Алиса Коонен: «Моя стихия – большие внутренние волненья». Дневники. 1904–1950 - стр. 72
Ах, как грустно! Как грустно!
26 [февраля 1907 г.]. Понедельник
Вчера все-таки не выдержала и ушла днем в театр. Встретили все радушно, кроме Кореневой, она как-то оставалась в стороне. Василий Иванович издали увидал меня в зрительном зале – кричит: «Здрасьте, Алиса Георгиевна, как здоровье?» – и несмотря на то, что Николай Григорьевич [Александров] спешно тащил его куда-то, – остановился, крепко пожал руку и еще раз спросил, совсем ли выздоровела. Хорошо поздоровался Владимир Иванович [Немирович-Данченко]: «Ну, как здоровье?» – «Ничего, Владимир Иванович, понемногу». – «Поправились?» – «Да…» – «Совсем или почти?» – «Почти…»
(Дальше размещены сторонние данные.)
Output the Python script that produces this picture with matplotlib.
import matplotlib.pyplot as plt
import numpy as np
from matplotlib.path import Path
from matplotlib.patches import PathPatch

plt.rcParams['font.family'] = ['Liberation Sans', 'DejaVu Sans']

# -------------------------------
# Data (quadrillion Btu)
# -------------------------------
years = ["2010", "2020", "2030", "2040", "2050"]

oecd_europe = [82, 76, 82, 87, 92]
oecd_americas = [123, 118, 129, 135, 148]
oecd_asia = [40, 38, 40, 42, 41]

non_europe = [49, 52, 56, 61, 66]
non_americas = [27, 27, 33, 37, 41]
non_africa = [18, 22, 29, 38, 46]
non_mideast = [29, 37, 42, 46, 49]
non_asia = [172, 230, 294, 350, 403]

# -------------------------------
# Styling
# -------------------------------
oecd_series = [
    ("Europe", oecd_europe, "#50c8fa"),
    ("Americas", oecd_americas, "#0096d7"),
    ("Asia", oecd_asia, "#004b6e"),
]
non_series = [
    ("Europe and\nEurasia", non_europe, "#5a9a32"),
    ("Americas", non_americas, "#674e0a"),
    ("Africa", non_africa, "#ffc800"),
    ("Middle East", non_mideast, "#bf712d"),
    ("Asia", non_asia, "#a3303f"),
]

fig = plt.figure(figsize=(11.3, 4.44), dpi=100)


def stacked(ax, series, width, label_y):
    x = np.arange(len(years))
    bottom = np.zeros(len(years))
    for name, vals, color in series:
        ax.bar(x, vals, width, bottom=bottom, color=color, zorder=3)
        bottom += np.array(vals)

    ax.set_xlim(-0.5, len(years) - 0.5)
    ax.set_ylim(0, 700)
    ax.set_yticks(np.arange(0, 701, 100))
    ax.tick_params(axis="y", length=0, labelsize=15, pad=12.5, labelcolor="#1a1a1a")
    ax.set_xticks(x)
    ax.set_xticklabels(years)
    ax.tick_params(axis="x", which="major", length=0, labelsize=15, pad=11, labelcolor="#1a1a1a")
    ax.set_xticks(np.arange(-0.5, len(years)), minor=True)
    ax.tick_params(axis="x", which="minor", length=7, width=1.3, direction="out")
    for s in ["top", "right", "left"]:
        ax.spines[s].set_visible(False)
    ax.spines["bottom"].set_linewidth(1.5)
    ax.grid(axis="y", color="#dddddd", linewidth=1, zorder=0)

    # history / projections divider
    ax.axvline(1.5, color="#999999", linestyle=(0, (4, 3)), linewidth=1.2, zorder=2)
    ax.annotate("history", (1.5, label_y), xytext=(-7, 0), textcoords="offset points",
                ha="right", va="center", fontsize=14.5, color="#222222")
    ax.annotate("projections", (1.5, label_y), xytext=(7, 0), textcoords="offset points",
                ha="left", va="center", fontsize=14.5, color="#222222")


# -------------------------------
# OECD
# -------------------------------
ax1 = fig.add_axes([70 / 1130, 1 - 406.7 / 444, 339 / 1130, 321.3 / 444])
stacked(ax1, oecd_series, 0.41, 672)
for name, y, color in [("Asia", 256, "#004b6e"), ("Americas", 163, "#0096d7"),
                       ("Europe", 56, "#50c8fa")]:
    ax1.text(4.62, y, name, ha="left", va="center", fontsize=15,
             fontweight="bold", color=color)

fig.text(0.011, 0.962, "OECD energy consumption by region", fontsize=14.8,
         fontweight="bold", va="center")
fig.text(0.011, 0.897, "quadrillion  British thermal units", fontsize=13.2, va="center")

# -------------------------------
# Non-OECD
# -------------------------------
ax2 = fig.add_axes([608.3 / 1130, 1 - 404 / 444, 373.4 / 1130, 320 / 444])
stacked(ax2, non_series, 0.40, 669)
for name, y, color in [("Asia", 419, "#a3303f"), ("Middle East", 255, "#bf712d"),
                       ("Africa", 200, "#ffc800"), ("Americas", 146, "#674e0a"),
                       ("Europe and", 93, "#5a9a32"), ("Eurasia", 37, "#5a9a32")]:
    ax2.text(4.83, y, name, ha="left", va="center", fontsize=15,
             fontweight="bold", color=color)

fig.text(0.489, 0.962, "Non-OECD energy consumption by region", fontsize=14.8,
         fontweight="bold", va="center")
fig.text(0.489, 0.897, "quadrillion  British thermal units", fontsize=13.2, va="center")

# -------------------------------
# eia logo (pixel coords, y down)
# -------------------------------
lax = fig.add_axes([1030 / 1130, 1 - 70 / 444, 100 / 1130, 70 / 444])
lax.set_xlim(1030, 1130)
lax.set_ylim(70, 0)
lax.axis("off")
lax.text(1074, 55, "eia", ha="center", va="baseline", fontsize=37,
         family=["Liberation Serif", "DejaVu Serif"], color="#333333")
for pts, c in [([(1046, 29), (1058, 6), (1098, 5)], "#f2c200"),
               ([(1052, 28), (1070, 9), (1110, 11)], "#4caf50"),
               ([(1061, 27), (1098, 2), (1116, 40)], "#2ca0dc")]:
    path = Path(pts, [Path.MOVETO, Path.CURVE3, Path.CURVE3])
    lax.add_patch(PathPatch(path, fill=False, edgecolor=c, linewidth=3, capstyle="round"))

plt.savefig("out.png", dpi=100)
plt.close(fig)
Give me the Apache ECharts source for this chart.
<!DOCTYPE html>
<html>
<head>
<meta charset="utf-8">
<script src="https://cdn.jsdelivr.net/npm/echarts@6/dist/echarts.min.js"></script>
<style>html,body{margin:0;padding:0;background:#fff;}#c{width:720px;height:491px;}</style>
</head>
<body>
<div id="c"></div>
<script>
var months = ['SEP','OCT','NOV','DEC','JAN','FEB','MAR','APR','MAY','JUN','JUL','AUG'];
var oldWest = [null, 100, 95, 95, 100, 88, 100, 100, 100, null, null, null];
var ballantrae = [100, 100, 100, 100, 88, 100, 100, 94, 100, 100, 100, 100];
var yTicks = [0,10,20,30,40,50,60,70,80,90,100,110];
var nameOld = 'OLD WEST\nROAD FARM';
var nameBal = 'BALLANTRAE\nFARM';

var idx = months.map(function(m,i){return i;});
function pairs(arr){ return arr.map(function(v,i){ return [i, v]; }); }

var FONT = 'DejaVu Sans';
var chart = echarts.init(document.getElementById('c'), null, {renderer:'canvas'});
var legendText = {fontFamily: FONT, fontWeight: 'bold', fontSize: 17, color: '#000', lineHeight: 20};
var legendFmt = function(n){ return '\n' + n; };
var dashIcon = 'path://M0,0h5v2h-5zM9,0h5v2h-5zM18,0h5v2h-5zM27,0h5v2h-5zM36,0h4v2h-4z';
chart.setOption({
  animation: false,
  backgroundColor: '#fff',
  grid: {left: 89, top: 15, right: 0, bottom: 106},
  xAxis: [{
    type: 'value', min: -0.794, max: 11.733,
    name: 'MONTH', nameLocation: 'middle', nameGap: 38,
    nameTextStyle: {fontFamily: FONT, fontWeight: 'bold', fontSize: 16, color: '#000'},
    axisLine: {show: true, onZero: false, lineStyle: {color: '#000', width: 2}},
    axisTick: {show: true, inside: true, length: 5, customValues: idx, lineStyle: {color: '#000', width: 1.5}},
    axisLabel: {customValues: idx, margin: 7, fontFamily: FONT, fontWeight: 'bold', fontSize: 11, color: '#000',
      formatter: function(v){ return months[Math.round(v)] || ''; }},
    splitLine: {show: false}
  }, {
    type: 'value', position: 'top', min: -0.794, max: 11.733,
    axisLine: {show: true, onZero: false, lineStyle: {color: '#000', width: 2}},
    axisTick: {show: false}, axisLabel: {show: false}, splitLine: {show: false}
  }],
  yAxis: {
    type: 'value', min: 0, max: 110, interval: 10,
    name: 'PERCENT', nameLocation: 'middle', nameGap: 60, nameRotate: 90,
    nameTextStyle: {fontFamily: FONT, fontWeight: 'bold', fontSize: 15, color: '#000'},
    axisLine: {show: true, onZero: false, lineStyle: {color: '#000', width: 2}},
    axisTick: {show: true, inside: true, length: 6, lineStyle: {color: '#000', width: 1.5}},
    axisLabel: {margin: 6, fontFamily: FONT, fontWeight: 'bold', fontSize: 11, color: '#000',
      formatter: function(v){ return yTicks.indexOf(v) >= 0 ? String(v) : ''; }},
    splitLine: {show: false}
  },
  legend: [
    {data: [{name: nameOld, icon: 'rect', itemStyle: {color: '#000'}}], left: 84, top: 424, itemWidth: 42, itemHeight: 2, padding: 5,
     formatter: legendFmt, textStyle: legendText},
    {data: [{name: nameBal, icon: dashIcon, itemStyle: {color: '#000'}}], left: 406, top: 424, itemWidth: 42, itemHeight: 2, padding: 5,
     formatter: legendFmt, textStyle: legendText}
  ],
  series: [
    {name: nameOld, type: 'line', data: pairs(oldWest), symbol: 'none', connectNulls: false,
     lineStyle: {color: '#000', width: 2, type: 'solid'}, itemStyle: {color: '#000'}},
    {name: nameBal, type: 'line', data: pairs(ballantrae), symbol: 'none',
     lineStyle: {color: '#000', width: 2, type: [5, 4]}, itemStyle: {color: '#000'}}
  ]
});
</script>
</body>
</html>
Все-таки в этих расспросах проскальзывала какая-то заботливость. Было приятно.
Приставали и другие с расспросами. Кто из вежливости, кто из искреннего хорошего чувства.
В общем, никто не забыл, все отнеслись с сочувствием.
Было приятно.
Вечером пошла на «Горе от ума». Перед III актом Василий Иванович подошел и крепко-крепко пожал руку; не сказал ничего. Во время акта подошел к нашему столу, где мы пьем чай, поболтал, посмеялся, рассказал, что у Кореневой произошел инцидент с Грибуниным, и когда я спросила: «Что?» – говорит: «Я вам потом расскажу…» Так просто, просто…
Перед IV актом я во время перестановки декорации перебегала через сцену, вдруг выходит Василий Иванович, ему тоже кого-то нужно было на сцене, встречается со мной, обнимает меня обеими руками и сердитым голосом говорит: «Уходите вы, дорогая, отсюда, здесь сквозняки везде…» Больше мы не говорили, и только когда я поднималась на лестницу к выходу, он крепко-крепко стиснул мою руку, когда помогал подняться…
Братушка [С. С. Киров] говорит, что он все время расспрашивал его о моей болезни и посылал мне поклоны.
27 [февраля 1907 г.]. Вторник
Занималась с Марией Александровной [Самаровой] Раутенделейн… Она говорит, что «это будет моя коронная роль». Конечно, не верю ей266…
Страшно очень… Трудность прямо непосильная…
Василия Ивановича не видела – ни вчера, ни сегодня. Вечером – «Бранд» – утешение…
Хотя, может быть, к лучшему, что я редко вижу его – не мешает работать.
Боже мой! Как страшно за отрывки… Теперь все полно ими.
Особенно за Раутенделейн – жутко…
Господи! И вдруг после всех этих разговоров – провал, с треском… Мне кажется, я не переживу… Или застрелюсь, или брошу сцену, уйду совсем из театра… Если бы не эти разговоры, что я – невесть какой талант и прочее…
А вот именно после всех этих восхвалений – страшно, страшно, страшно… Безумно!
Вся надежда на Господа! Он не оставит…
Только бы не растеряться, не упасть духом.
Ой, как жутко. И время-то еще много – пять недель! Пять недель – мучения, сплошного мучения и лихорадки!
Ужасно… ужасно!
28 [февраля 1907 г.]. Среда
Вечером.
Тяжело, тяжело мучительно!
Горев сказал Вендерович, что очень не любит меня, и охарактеризовал меня, как-то смешно повертев перед носом рукой – жест, выражающий что-то очень неопределенное…
За что можно меня не любить?
И вот я пристально взглянула на себя со стороны… И… ужаснулась! Какая я неинтересная! Боже!
[Большая часть листа оторвана] движений, жестов, лишних слов. И все это жалко, смешно, а главное – неинтересно.
Ой как неинтересно!
Теперь я только понимаю, что я – никакая. Нельзя про меня сказать – какая я… Ничего не разберешь.